Countries that aim to cut food waste to boost food access and nutrition would do well to focus on tackling the loss of fresh fruit and vegetables, which make up the lion’s share of global food loss at 30% and could provide nourishment to millions if they reach their intended consumers. But taking that path would come with an emissions trade-off, because relatively speaking the greenhouse gas impact they represent across the whole food system is small, at just 9%. 

Meanwhile, meat losses account for less than 10% of physical food loss and waste worldwide, yet these dominate the emissions pie at 50%. So clearly, limiting meat loss would be a priority for a country that wants to tackle its greenhouse gas output.

The supply chain had other nuances for the researchers to dig into. The study’s guiding premise is that globally, food has to travel long distances to reach its consumers, endangering that produce on its long and bumpy journey. But that assumption that may not always be true, nor necessary in some cases. 

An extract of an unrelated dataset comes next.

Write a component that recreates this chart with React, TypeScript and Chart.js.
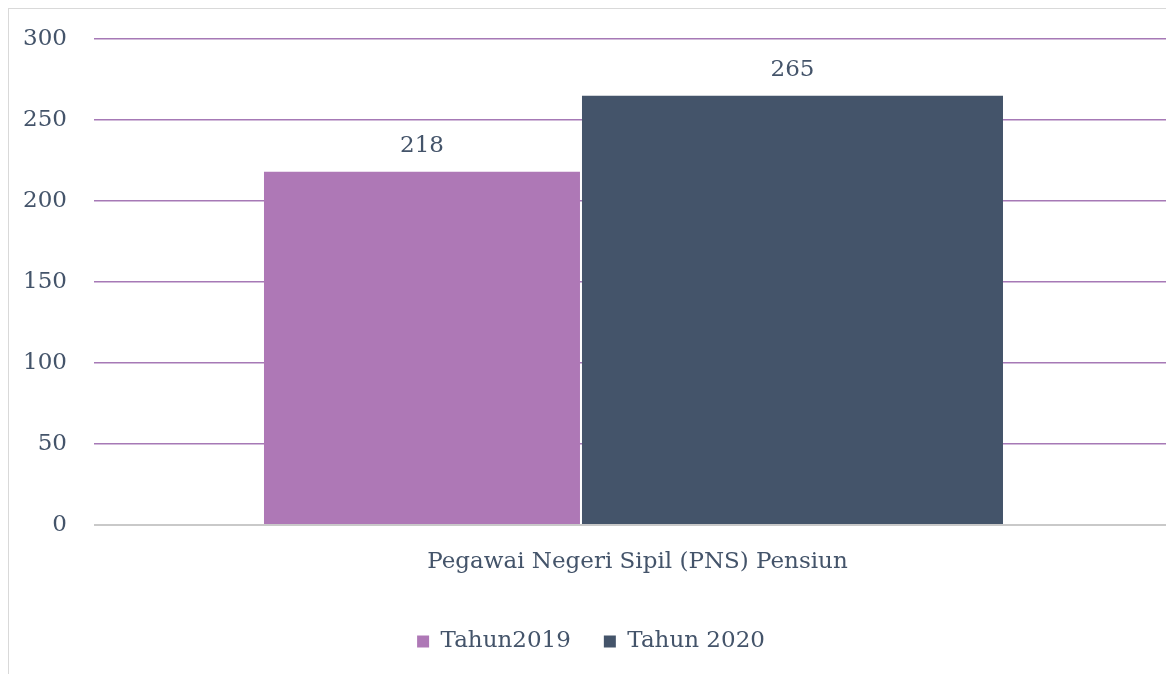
import React, { useEffect, useRef } from "react";
import { Chart, registerables } from "chart.js";

Chart.register(...registerables);

const categories = ["Pegawai Negeri Sipil (PNS) Pensiun"];
const seriesNames = ["Tahun2019", "Tahun 2020"];
const values2019 = [218];
const values2020 = [265];
const yTicks = [0, 50, 100, 150, 200, 250, 300];

const FONT = "'DejaVu Serif', serif";
const TEXT = "#44546A";
const PURPLE = "#AE78B6";
const NAVY = "#44546A";
const GRID = "#A679B6";

const dataLabels = {
  id: "dataLabels",
  afterDatasetsDraw(chart: any) {
    const ctx = chart.ctx;
    ctx.save();
    ctx.font = `23px ${FONT}`;
    ctx.fillStyle = TEXT;
    ctx.textAlign = "center";
    ctx.textBaseline = "middle";
    chart.data.datasets.forEach((ds: any, i: number) => {
      const meta = chart.getDatasetMeta(i);
      meta.data.forEach((el: any, j: number) => {
        ctx.fillText(String(ds.data[j]), el.x, el.y - 26);
      });
    });
    ctx.restore();
  },
};

export default function App() {
  const ref = useRef<HTMLCanvasElement>(null);
  useEffect(() => {
    if (!ref.current) return;
    const chart = new Chart(ref.current, {
      type: "bar",
      data: {
        labels: categories,
        datasets: [
          {
            label: seriesNames[0],
            data: values2019,
            backgroundColor: PURPLE,
            categoryPercentage: 0.7841,
            barPercentage: 0.747,
          },
          {
            label: seriesNames[1],
            data: values2020,
            backgroundColor: NAVY,
            categoryPercentage: 0.5894,
            barPercentage: 1.324,
          },
        ],
      },
      options: {
        responsive: false,
        animation: false,
        layout: { padding: { top: 0, left: 0, right: 6, bottom: 26 } },
        plugins: {
          tooltip: { enabled: false },
          legend: {
            position: "bottom",
            labels: {
              boxWidth: 12,
              boxHeight: 12,
              padding: 33,
              color: TEXT,
              font: { family: FONT, size: 23 },
            },
          },
        },
        scales: {
          x: {
            grid: { display: false, drawTicks: false },
            border: { display: false },
            ticks: {
              color: TEXT,
              font: { family: FONT, size: 23 },
              padding: 23,
              labelOffset: 4,
            },
            afterFit: (s: any) => {
              s.height = 72;
            },
          },
          y: {
            min: 0,
            max: 300,
            afterBuildTicks: (s: any) => {
              s.ticks = yTicks.map((v) => ({ value: v }));
            },
            grid: {
              drawTicks: false,
              color: (c: any) => (c.tick && c.tick.value === 0 ? "#C9C9C9" : GRID),
              lineWidth: (c: any) => (c.tick && c.tick.value === 0 ? 2 : 1.5),
            },
            border: { display: false },
            ticks: {
              color: TEXT,
              font: { family: FONT, size: 23, lineHeight: 0.26 },
              padding: 27,
            },
            afterFit: (s: any) => {
              s.width = 85;
            },
          },
        },
      },
      plugins: [dataLabels],
    });
    return () => chart.destroy();
  }, []);

  return (
    <div
      style={{
        position: "fixed",
        left: 8,
        top: 8,
        right: 0,
        bottom: 0,
        overflow: "hidden",
      }}
    >
      <div
        style={{
          borderLeft: "1px solid #d9d9d9",
          borderTop: "1px solid #d9d9d9",
          width: 1171,
          height: 681,
        }}
      >
        <canvas ref={ref} width={1170} height={680} style={{ display: "block" }} />
      </div>
    </div>
  );
}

In fact, the analytical modeling tool allowed the research team to explore how an optimized global cold chain compared to systems of hyperlocal food provision, where food is farmed and distributed within a much smaller radius. 

They found that in some places, hyperlocal food systems could actually trump cold chains in keeping losses down. This was especially true in certain developing countries, where significant amounts of food could be saved by keeping supply chains relatively short. 

The study has one significant limitation, which is that it does not consider the emissions impact of energy-intensive refrigeration systems in its calculation, which might offset some of the benefits of preserving food. But, neither does the study consider the global emissions that arise from food rotting on farmland or in landfills: it looks only at the parts of the supply chain between those two extremes, and so its emissions estimates may be conservative in that sense.

There is clearly enormous potential for worldwide refrigeration to cut back on waste. To aid in that, the researchers have made their modeling tool open access for governments, NGOs and farmers to use. That could help reveal where cold chain tech has real potential—and what its limits are.

“An ‘optimized’ food system does not inherently mean highly globalized and industrialized for all products,” the researchers explain in their work. “While cold chain deployment can reduce food losses, it should accompany, rather than displace, robust, well-functioning localized food systems.”

Friedman-Heiman et. al. “The impact of refrigeration on food losses and associated greenhouse gas emissions throughout the supply chain.” Environmental Research Letters.